According to reporting by Nikkei Asia, the government has outlined a plan to settle the Islamic bond, which matures on 8 April, drawing on a combination of reserves and financing options. Authorities have indicated that more than USD 650 million has been set aside for the payment, supported by gross foreign reserves of approximately USD 1.27 billion.
Breakdowns shared publicly suggest that over USD 320 million is held in the Sovereign Development Fund, alongside more than USD 330 million in usable reserves. The government has maintained that these buffers are sufficient to meet the obligation without disruption.
At the same time, the report notes that discussions have taken place with Cargill Financial Services International over a potential USD 300 million loan, which could be used to support the repayment. This has prompted questions among market observers about the extent to which existing reserves are readily deployable, particularly given the country’s ongoing foreign currency pressures.
Economists cited in the report point to uncertainty around financing strategy, including differences between the government’s stated borrowing thresholds and the terms reportedly sought by lenders. Some investors have also raised concerns about the lack of clarity on whether a financing agreement has been finalised ahead of the maturity date.
The Sukuk repayment forms part of a broader rise in debt servicing obligations. International institutions had previously warned that by 2026, annual external debt payments could reach around USD 1 billion, compared to significantly lower averages in earlier years. The April maturity includes not only the Sukuk but also other obligations due within the same period.
Efforts to refinance the bond through a new Sukuk issuance had been discussed previously, though such a plan has yet to materialise. In the absence of refinancing, the government’s approach has shifted towards a combination of reserves and external financing.

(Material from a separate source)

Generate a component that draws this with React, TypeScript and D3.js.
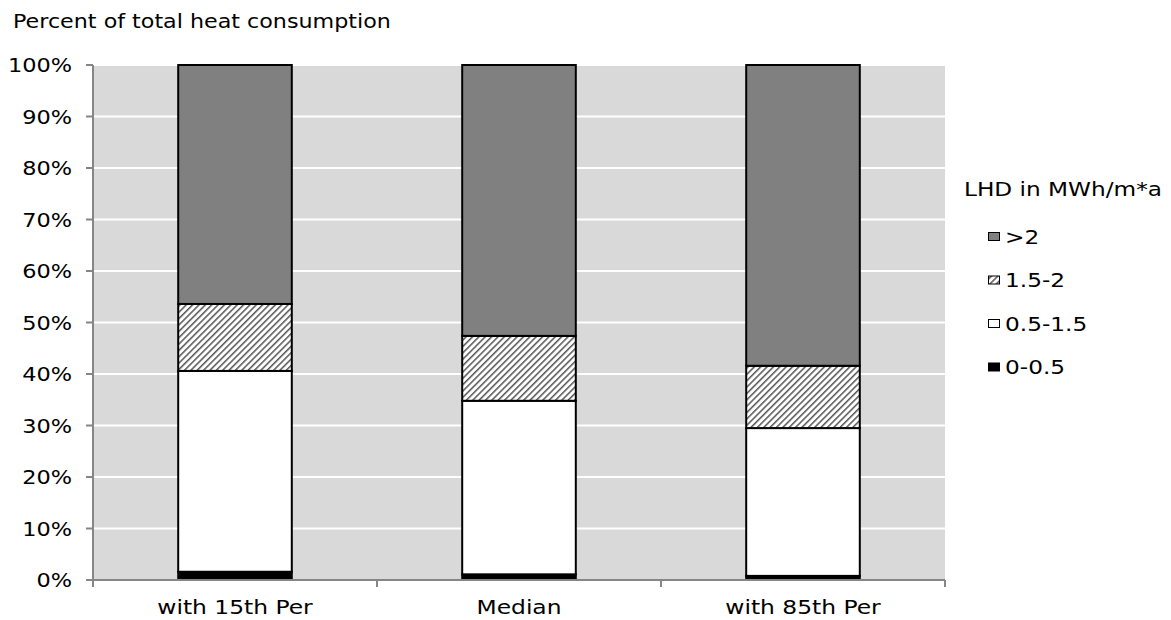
import React from "react";
import * as d3 from "d3";

const categories = ["with 15th Per", "Median", "with 85th Per"];
const seriesNames = ["0-0.5", "0.5-1.5", "1.5-2", ">2"];
const s00_05 = [1.6, 1.1, 0.8];
const s05_15 = [39.0, 33.7, 28.7];
const s15_2 = [13.0, 12.6, 12.1];
const sGt2 = [46.4, 52.6, 58.4];
const yTicks = [0, 10, 20, 30, 40, 50, 60, 70, 80, 90, 100];
const legendOrder = [">2", "1.5-2", "0.5-1.5", "0-0.5"];

const FONT = "DejaVu Sans";
const W = 1171, H = 620;
const M = { left: 93, right: 945, top: 65, bottom: 580 };

function T({ x, y, sx, anchor = "start", dy = "0", children }: any) {
  return (
    <text transform={`translate(${x},${y}) scale(${sx},1)`} textAnchor={anchor} dy={dy} fontSize={19.5} fill="#000">
      {children}
    </text>
  );
}

export default function App() {
  const x = d3.scaleBand<string>().domain(categories).range([M.left, M.right]).paddingInner(0.6).paddingOuter(0.3);
  const xb = d3.scaleBand<string>().domain(categories).range([M.left, M.right]);
  const y = d3.scaleLinear().domain([0, 100]).range([M.bottom, M.top]);
  const table = categories.map((c, i) => ({ cat: c, "0-0.5": s00_05[i], "0.5-1.5": s05_15[i], "1.5-2": s15_2[i], ">2": sGt2[i] }));
  const stack = d3.stack<any>().keys(seriesNames)(table);
  const fills: Record<string, string> = { "0-0.5": "#000000", "0.5-1.5": "#ffffff", "1.5-2": "url(#hatch)", ">2": "#808080" };
  return (
    <svg width={W} height={H} style={{ position: "absolute", left: 0, top: 0, display: "block" }} fontFamily={FONT}>
      <defs>
        <pattern id="hatch" patternUnits="userSpaceOnUse" width="4.5" height="4.5" patternTransform="rotate(45)">
          <rect width="4.5" height="4.5" fill="#fff" />
          <rect x="0" y="0" width="1.5" height="4.5" fill="#555" />
        </pattern>
      </defs>
      <rect width={W} height={H} fill="#fff" />
      <T x={13} y={28} sx={1.14}>Percent of total heat consumption</T>
      <rect x={M.left} y={M.top} width={M.right - M.left} height={M.bottom - M.top} fill="#d9d9d9" />
      {yTicks.filter(t => t > 0).map(t => (
        <line key={t} x1={M.left} x2={M.right} y1={y(t)} y2={y(t)} stroke="#fff" strokeWidth={2} />
      ))}
      {stack.map(layer => layer.map((d, i) => (
        <rect key={layer.key + i} x={x(categories[i])!} width={x.bandwidth()} y={y(d[1])} height={y(d[0]) - y(d[1])}
          fill={fills[layer.key as string]} stroke="#000" strokeWidth={2} />
      )))}
      <line x1={M.left} x2={M.left} y1={M.top} y2={M.bottom} stroke="#868686" strokeWidth={2} />
      <line x1={M.left - 7} x2={M.right} y1={M.bottom} y2={M.bottom} stroke="#868686" strokeWidth={2} />
      {yTicks.map(t => (
        <g key={t}>
          <line x1={M.left - 7} x2={M.left} y1={y(t)} y2={y(t)} stroke="#868686" strokeWidth={2} />
          <T x={72} y={y(t)} sx={1.15} anchor="end" dy="0.36em">{t}%</T>
        </g>
      ))}
      {[...categories.map(c => xb(c)!), M.right].map((v, i) => (
        <line key={i} x1={v} x2={v} y1={M.bottom} y2={M.bottom + 7} stroke="#868686" strokeWidth={2} />
      ))}
      {categories.map(c => (
        <T key={c} x={x(c)! + x.bandwidth() / 2} y={614} sx={1.2} anchor="middle">{c}</T>
      ))}
      <T x={964} y={196} sx={1.19}>LHD in MWh/m*a</T>
      {legendOrder.map((k, i) => (
        <g key={k}>
          <rect x={988.5} y={232.5 + i * 43.5} width={11} height={8} fill={fills[k]} stroke="#000" strokeWidth={1} />
          <T x={1005} y={236.5 + i * 43.5} sx={1.19} dy="0.36em">{k}</T>
        </g>
      ))}
    </svg>
  );
}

Market indicators suggest that investor confidence in the Sukuk has improved in recent months, with the bond trading closer to par value as it approaches maturity. Officials have pointed to this as a sign of continued demand, despite earlier concerns raised by credit rating agencies about rising default risks.
Beyond the immediate repayment, the situation highlights broader structural pressures within the economy. Public and publicly guaranteed debt has risen to an estimated USD 9.5 billion, equivalent to around 126.9 percent of GDP, while persistent fiscal and current account deficits continue to weigh on external balances.
Additional strain may emerge from external developments. The ongoing conflict in the Gulf is expected to affect energy prices and foreign exchange availability, with rating agencies warning that prolonged disruptions could further tighten liquidity conditions.
The upcoming Sukuk maturity is therefore being closely watched as a near-term test of the Maldives’ ability to manage its external obligations, while also maintaining confidence in its financial position.